A number of commando raids into the Beqaa Valley were designed to detect and destroy chemical warhead storages. Unsurprisingly such finds, whether verified or not, were not made public. However, Hezbollah militiamen sealed off the entire vicinity after the last raid on Boudai, clearly indicating they were worried over some sort of possible leakages. The same precautions were undertaken in south Beirut where Hezbollah fighters prevented free access to their destroyed enclave.

According to the intelligence source it is assumed Hezbollah will attempt in the future to proceed with two basic options as envisioned by the Revolutionary Guards and President Mahmoud Ahmadinejad in Tehran. The first would be to launch various types of rockets, including modified Zalzals from aboard medium sized boats or freighters in the Mediterranean. Their success in hitting targets some 75 to 85 kilometers from their launch sites into northern Israel suggests they could, in theory, also launch a rocket from the sea to hit the heavily populated urban area around Tel Aviv. This type of a naval terror attack is an idea al-Qaeda too is known to have been toying with and is a significant threat to Europe and North America as well.
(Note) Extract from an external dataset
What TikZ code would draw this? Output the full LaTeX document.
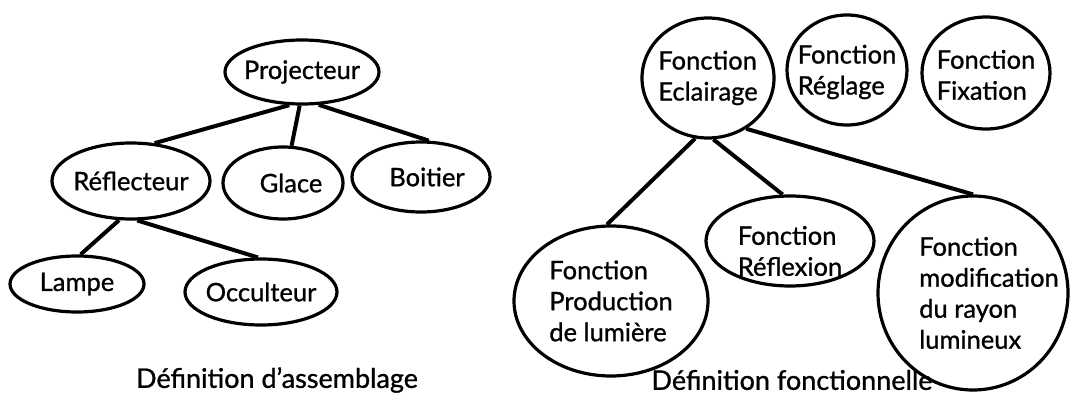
\documentclass[tikz,border=0pt]{standalone}
\usepackage{fontspec}
\setmainfont{Lato}[FakeBold=1]
\usetikzlibrary{shapes.geometric}

\begin{document}
\begin{tikzpicture}[x=1pt,y=-1pt,
    part/.style 2 args={draw,ellipse,line width=3.2pt,inner sep=0pt,
      minimum width=#1,minimum height=#2},
    every label/.style={font=\fontsize{25.5}{31}\selectfont,align=left},
    caption/.style={font=\fontsize{27}{32}\selectfont,inner sep=1pt},
    link/.style={line width=4pt}]
  \useasboundingbox (0,0) rectangle (1071,396);
  % assemblage
  \draw
    (302,72) node[part={154pt}{64pt},label={center:Projecteur}] (projecteur){}
    (131,181) node[part={158pt}{76pt},label={center:Réflecteur}] (reflecteur){}
    (283,183) node[part={120pt}{72pt},label={[xshift=8pt]center:Glace}] (glace){}
    (421,177) node[part={138pt}{70pt},label={[xshift=6pt]center:Boitier}] (boitier){}
    (77,284) node[part={134pt}{56pt},label={center:Lampe}] (lampe){}
    (261,292) node[part={152pt}{66pt},label={center:Occulteur}] (occulteur){}
    (277,380) node[caption] (assemblage){Définition d'assemblage};
  % fonctions
  \draw
    (708,78) node[part={132pt}{120pt},label={center:Fonction\\Eclairage}] (eclairage){}
    (847,70) node[part={120pt}{110pt},label={[yshift=-2pt]center:Fonction\\Réglage}] (reglage){}
    (986,73) node[part={128pt}{112pt},label={[yshift=-2pt]center:Fonction\\Fixation}] (fixation){}
    (611,301) node[part={194pt}{150pt},label={center:Fonction\\Production\\de lumière}] (production){}
    (790,241) node[part={168pt}{90pt},label={[yshift=-10pt]center:Fonction\\Réflexion}] (reflexion){}
    (973,293) node[part={190pt}{194pt},label={[xshift=16pt]center:Fonction\\modification\\du rayon\\lumineux}] (modification){}
    (792,380) node[caption] (fonctionnelle){Définition fonctionnelle};
  \begin{scope}[link]
    \draw (projecteur.-111) to (reflecteur.58);
    \draw (projecteur.-94) to (glace.77);
    \draw (projecteur.-63) to (boitier.78);
    \draw (reflecteur.-107) to (lampe.83);
    \draw (reflecteur.-81) to (occulteur.95);
    \draw (eclairage.-102) to (production.93);
    \draw (eclairage.-85) to (reflexion.99);
    \draw (eclairage.-53) to (modification.90);
  \end{scope}
\end{tikzpicture}
\end{document}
Another preference was to improve the scheme of aerial suicide bombers, al-Qaeda style, by establishing an “air wing” which could “sneak in without the warning sign emitted by a hijacked plane.” Already in 2004 Iran equipped the Hezbollah with UAVs of the type Mirsad-1 and the Ababil outfitted with cameras and GPS systems as part of an overall guidance structure monitored by wireless radio and telephone systems all the way from Tehran, just like the U.S. Air Force and the CIA handle UAVs armed with Hellfire missiles from a base in Colorado.
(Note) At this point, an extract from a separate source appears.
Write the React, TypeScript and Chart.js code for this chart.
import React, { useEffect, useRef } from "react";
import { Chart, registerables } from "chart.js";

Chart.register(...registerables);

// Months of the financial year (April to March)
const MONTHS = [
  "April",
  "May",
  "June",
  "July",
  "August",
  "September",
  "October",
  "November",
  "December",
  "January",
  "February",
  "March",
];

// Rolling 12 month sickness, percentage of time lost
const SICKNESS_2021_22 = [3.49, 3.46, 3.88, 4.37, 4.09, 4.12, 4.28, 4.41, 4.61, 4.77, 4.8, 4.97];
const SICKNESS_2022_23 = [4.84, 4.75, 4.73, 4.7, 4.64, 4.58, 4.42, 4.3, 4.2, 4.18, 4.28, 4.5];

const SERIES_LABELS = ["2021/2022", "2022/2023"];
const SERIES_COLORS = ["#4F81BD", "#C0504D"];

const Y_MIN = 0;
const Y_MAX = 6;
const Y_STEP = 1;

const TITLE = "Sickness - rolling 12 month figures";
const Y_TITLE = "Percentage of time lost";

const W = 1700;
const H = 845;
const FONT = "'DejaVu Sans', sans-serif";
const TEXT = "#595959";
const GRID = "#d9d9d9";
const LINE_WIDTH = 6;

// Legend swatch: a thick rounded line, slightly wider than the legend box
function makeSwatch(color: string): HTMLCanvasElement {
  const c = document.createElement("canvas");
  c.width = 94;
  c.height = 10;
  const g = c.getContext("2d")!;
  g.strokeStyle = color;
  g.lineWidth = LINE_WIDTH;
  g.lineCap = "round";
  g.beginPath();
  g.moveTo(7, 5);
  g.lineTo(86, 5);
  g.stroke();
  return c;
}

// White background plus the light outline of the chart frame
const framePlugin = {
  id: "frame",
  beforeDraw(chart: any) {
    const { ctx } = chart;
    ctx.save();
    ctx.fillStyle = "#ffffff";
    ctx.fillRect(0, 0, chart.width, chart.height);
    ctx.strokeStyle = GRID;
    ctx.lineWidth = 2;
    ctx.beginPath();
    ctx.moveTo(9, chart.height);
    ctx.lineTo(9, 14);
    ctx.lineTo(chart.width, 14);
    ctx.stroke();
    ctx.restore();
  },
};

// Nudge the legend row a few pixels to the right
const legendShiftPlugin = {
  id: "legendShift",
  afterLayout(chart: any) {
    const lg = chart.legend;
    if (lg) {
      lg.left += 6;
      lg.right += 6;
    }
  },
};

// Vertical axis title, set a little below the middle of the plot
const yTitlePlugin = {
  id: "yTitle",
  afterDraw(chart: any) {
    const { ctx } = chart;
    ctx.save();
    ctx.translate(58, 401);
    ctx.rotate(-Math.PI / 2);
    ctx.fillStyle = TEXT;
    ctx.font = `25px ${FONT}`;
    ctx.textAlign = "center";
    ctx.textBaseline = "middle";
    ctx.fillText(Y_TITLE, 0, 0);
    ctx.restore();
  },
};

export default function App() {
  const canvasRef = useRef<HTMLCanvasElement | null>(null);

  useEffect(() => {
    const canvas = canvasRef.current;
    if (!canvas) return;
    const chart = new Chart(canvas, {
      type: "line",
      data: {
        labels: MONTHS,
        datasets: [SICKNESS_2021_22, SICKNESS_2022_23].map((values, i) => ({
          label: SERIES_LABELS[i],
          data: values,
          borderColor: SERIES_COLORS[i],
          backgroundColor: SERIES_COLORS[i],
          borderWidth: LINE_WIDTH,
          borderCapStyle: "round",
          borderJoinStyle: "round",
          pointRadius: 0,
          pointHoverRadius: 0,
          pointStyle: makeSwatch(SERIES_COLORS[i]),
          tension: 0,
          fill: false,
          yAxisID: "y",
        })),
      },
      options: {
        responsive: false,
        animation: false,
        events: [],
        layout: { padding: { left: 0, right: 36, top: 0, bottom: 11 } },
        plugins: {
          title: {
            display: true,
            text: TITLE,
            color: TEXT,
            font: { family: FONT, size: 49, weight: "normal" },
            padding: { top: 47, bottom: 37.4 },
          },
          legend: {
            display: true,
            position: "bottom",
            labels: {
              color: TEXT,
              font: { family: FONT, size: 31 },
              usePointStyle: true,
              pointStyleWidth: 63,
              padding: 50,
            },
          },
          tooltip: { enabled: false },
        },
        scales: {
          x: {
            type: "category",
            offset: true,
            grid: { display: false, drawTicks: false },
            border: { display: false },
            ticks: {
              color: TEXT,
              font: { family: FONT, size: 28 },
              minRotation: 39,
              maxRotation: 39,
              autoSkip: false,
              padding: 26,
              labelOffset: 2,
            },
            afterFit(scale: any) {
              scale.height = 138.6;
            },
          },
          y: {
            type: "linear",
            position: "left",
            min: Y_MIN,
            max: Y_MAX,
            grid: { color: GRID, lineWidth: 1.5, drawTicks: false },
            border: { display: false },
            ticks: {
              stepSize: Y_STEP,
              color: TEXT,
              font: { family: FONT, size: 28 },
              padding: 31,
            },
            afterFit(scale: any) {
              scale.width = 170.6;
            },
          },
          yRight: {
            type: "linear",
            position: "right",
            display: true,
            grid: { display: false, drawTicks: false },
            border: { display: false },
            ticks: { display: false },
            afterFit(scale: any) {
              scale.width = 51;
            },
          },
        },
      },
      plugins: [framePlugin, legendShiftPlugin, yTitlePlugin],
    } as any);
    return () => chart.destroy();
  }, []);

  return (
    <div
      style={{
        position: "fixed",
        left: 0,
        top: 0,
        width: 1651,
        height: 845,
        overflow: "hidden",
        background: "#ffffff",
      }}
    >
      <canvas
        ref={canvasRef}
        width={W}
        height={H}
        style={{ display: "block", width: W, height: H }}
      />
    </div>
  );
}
The IDF shared its findings with the U.S. which regards this information as vital for U.S. national security, and because of the importance to show jihadists that their systems, even when highly sophisticated, can and will be destroyed with or without heavy collateral damage. When Sheikh Nasarallah boasted towards the end of the campaign that within hours he would destroy Haifa, and when realizing the Hezbollah and their handlers were ready to take their campaign all the way, Israel had no choice but to react aggressively with an all out assault up and down and across the width of Lebanon to safeguard the lives of hundreds of thousands. Thus Nasarallah’s Zalzal depots, his planning offices, communication systems and even vital land routes, had to be totally destroyed by the Israeli air force, navy and commandos.

Yoram East is a retired Israeli colonel born in Jerusalem, who writes about foreign policy and goings-on in the Middle East. Sadly, Yoram passed away in October 2010.